Elon Musk took aim at Lucid Motors over its executive compensation in an X post on Monday.
The Tesla CEO trumpeted performance-based pay after Lucid's CEO received $379 million last year.
Lucid's Peter Rawlinson was rewarded for achieving market-value milestones, as Musk was in 2021.
Elon Musk jabbed at a rival electric-vehicle company on Monday, suggesting its boss was overpaid relative to its success.
"Beware any company where leadership compensation is not linked to performance," the Tesla CEO posted on X. He was responding to a recent CEO compensation survey from Automotive News and Equilar, which indicated that Lucid Motors' Peter Rawlinson was the highest-paid boss of a listed US automaker last year.
The Lucid chief received $379 million in total compensation, consisting of a $575,000 base salary, $373 million in stock awards, and $5.5 million in stock options. General Motors CEO Mary Barra received $34 million, or less than a tenth of Rawlinson's figure, the survey suggested.
Musk didn't receive any stock awards or options last year and declined to take a salary. However, the EV pioneer received over $23 billion of stock options in 2021 after Tesla blew past several market-capitalization and earnings milestones.
It's worth emphasizing that like Musk, Rawlinson saw a big payout because his company surpassed market-cap milestones. Nearly 14 million of his 16 million restricted stock units vested in March last year after Lucid achieved four out of five market-cap targets, its latest proxy statement says.
Lucid's market value peaked above $90 billion in November 2021 but has nosedived by over 80% since then to below $15 billion today. The company's revenue nearly doubled year-over-year to $300 million in the first half of this year, but its operating loss widened by almost 40% to $1.6 billion over the same period.
Musk is far from the only business leader to support performance-based pay for executives.

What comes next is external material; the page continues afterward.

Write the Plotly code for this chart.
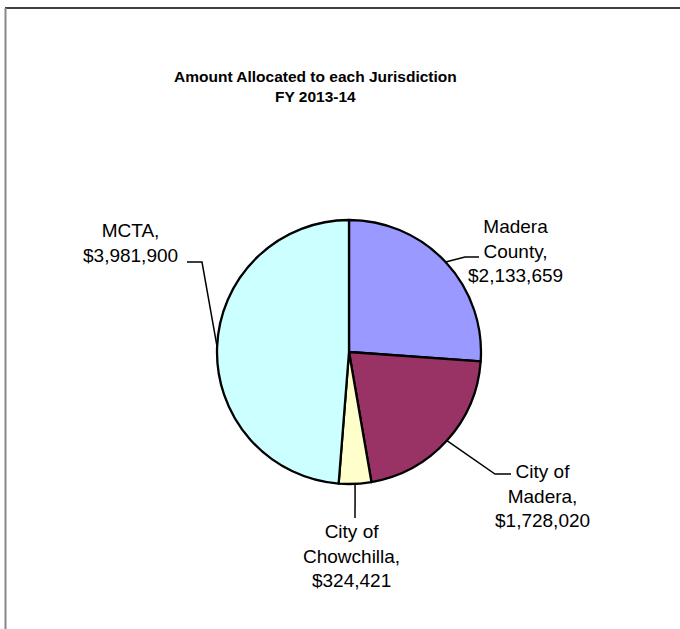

Warren Buffett, the CEO of Berkshire Hathaway, expressed a similar view in his shareholder letter for 2006.
"We issue no lottery tickets that carry payoffs unrelated to business performance," the investor said. "If a CEO bats .300, he gets paid for being a .300 hitter, even if circumstances outside of his control cause Berkshire to perform poorly."
"And if he bats .150, he doesn't get a payoff just because the successes of others have enabled Berkshire to prosper mightily," Buffett added.